Le pape François les a rencontrés individuellement chez lui, à la maison Sainte Marthe, ce week-end, et tous ensemble, lundi.
Greg Burke, le porte-parole du Vatican, avait fait savoir que ces échanges ne feraient pas l’objet d’un communiqué officiel sur leur contenu, et que « sa priorité (de François) était de les écouter, de leur demander pardon, et de respecter la confidentialité des discussions », en les laissant parler “aussi longtemps que nécessaire, sans être contraints par un horaire défini”.
Dès la fin de leurs entretiens avec le Pape, les victimes se sont exprimées brièvement disant toutes leur satisfaction.
Jose Andres Murillo :
“Une pensée spéciale pour toutes les victimes, surtout celles qui n’ont pas eu le courage (de supporter), et qui se sont suicidées, pour éliminer cette douleur de leur vie”.

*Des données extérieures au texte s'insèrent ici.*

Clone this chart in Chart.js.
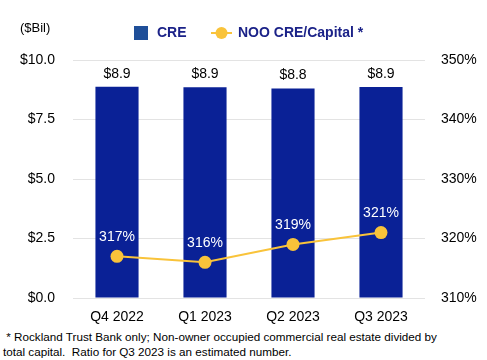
<!DOCTYPE html>
<html>
<head>
<meta charset="utf-8">
<title>CRE</title>
<script src="https://cdn.jsdelivr.net/npm/chart.js@4/dist/chart.umd.min.js"></script>
<style type="text/css">
body { margin: 0; background: #fff; font-family: "Liberation Sans", Arial, sans-serif; }
#wrap { position: relative; width: 487px; height: 360px; }
#unit { position: absolute; left: 20px; top: 20px; font-size: 13px; color: #000; }
#note { position: absolute; left: 3px; top: 329px; font-size: 11.7px; line-height: 15px; color: #000; white-space: pre; }
</style>
</head>
<body>
<div id="wrap">
	<canvas id="c" width="487" height="328" style="position:absolute;left:0;top:0;width:487px;height:328px"></canvas>
	<div id="unit">($Bil)</div>
	<div id="note"> * Rockland Trust Bank only; Non-owner occupied commercial real estate divided by
total capital.  Ratio for Q3 2023 is an estimated number.</div>
</div>

<script type="text/javascript">

var quarters = ["Q4 2022", "Q1 2023", "Q2 2023", "Q3 2023"];
var creBil = [8.88, 8.86, 8.80, 8.87];
var nooRatio = [317, 316, 319, 321];
var leftTicks = [0, 2.5, 5, 7.5, 10];
var rightTicks = [310, 320, 330, 340, 350];

var barColor = "#0A2196";
var lineColor = "#F9C33A";
var navy = "#1B2288";
var font = "'Liberation Sans', Arial, sans-serif";

// labels above bars and points + a hand drawn legend
var labelsPlugin = {
	id: "labels",
	afterDatasetsDraw: function(chart) {
		var ctx = chart.ctx;
		ctx.save();
		ctx.font = "14px " + font;
		ctx.textAlign = "center";
		ctx.textBaseline = "middle";
		// dataset 1 = bars, dataset 0 = line
		chart.getDatasetMeta(1).data.forEach(function(bar, i) {
			ctx.fillStyle = "#000";
			ctx.fillText("$" + creBil[i].toFixed(1), bar.x, bar.y - 13);
		});
		chart.getDatasetMeta(0).data.forEach(function(pt, i) {
			ctx.fillStyle = "#fff";
			ctx.fillText(nooRatio[i] + "%", pt.x, pt.y - 19);
		});

		// legend
		ctx.font = "bold 14px " + font;
		ctx.textAlign = "left";
		ctx.fillStyle = "#1F4F99";
		ctx.fillRect(134, 26, 14, 14);
		ctx.fillStyle = navy;
		ctx.fillText("CRE", 157, 33);
		ctx.strokeStyle = lineColor;
		ctx.lineWidth = 2;
		ctx.beginPath();
		ctx.moveTo(211, 33);
		ctx.lineTo(232, 33);
		ctx.stroke();
		ctx.fillStyle = lineColor;
		ctx.beginPath();
		ctx.arc(221.5, 33, 6, 0, Math.PI * 2);
		ctx.fill();
		ctx.fillStyle = navy;
		ctx.fillText("NOO CRE/Capital *", 238, 33);
		ctx.restore();
	}
};

var ctx = document.getElementById("c").getContext("2d");
window.chart = new Chart(ctx, {
	data: {
		labels: quarters,
		datasets: [
			{
				type: "line",
				label: "NOO CRE/Capital *",
				data: nooRatio,
				yAxisID: "y2",
				borderColor: lineColor,
				backgroundColor: lineColor,
				borderWidth: 2,
				pointRadius: 6.5,
				pointBackgroundColor: lineColor,
				pointBorderWidth: 0,
				order: 0
			},
			{
				type: "bar",
				label: "CRE",
				data: creBil,
				yAxisID: "y",
				backgroundColor: barColor,
				categoryPercentage: 1,
				barPercentage: 0.49,
				order: 1
			}
		]
	},
	options: {
		responsive: false,
		animation: false,
		layout: { padding: { top: 60, left: 0, right: 0, bottom: 0 } },
		plugins: { legend: { display: false }, tooltip: { enabled: false } },
		scales: {
			x: {
				grid: { display: false, drawTicks: false },
				border: { display: false },
				ticks: { color: "#000", font: { family: font, size: 14 }, padding: 11 },
				afterFit: function(s) { s.height = 30; }
			},
			y: {
				position: "left",
				min: 0, max: 10,
				afterBuildTicks: function(s) { s.ticks = leftTicks.map(function(v) { return { value: v }; }); },
				grid: { color: "#E3E3E3", lineWidth: 1, drawTicks: false },
				border: { display: false },
				ticks: {
					color: "#000", font: { family: font, size: 14 }, padding: 18,
					callback: function(v) { return "$" + Number(v).toFixed(1); }
				},
				afterFit: function(s) { s.width = 73; }
			},
			y2: {
				position: "right",
				min: 310, max: 350,
				afterBuildTicks: function(s) { s.ticks = rightTicks.map(function(v) { return { value: v }; }); },
				grid: { display: false, drawTicks: false },
				border: { display: false },
				ticks: {
					color: "#000", font: { family: font, size: 14 }, padding: 16,
					callback: function(v) { return v + "%"; }
				},
				afterFit: function(s) { s.width = 62; }
			}
		}
	},
	plugins: [labelsPlugin]
});

</script>
</body>
</html>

«J’ai parlé pendant deux heures avec le Pape. D’une manière très respectueuse et sincère, j’ai exprimé l’importance de comprendre l’abus comme un abus de pouvoir (et) la nécessité d’assumer les responsabilités.»
Il ajoute qu’il a un grand espoir « que tout cela soit utile, et aide à changer ce qui doit l’être, afin que le monde soit un lieu qui accueille, qui accompagne et qu’il n’y ait plus d’abus», que « l’Église soit une alliée » dans ce processus et qu’elle « ne prendra plus jamais le parti des abuseurs »
James Hamilton :
« Une rencontre de plus deux heures avec le Saint-Père, sincère, chaleureuse et très constructive ». « Très content et satisfait.
Juan Carlos Cruz :
« Un grand respect, avec affection et proximité, comme un père. »
« Nous avons approfondi de nombreux sujets… j’ai davantage d’espoir pour notre Église, même si la tâche est énorme ».
Mercredi 2 mai, Juan Carlos Cruz, James Hamilton et José Andrés Murillo, ont donné une conférence de presse, à Rome.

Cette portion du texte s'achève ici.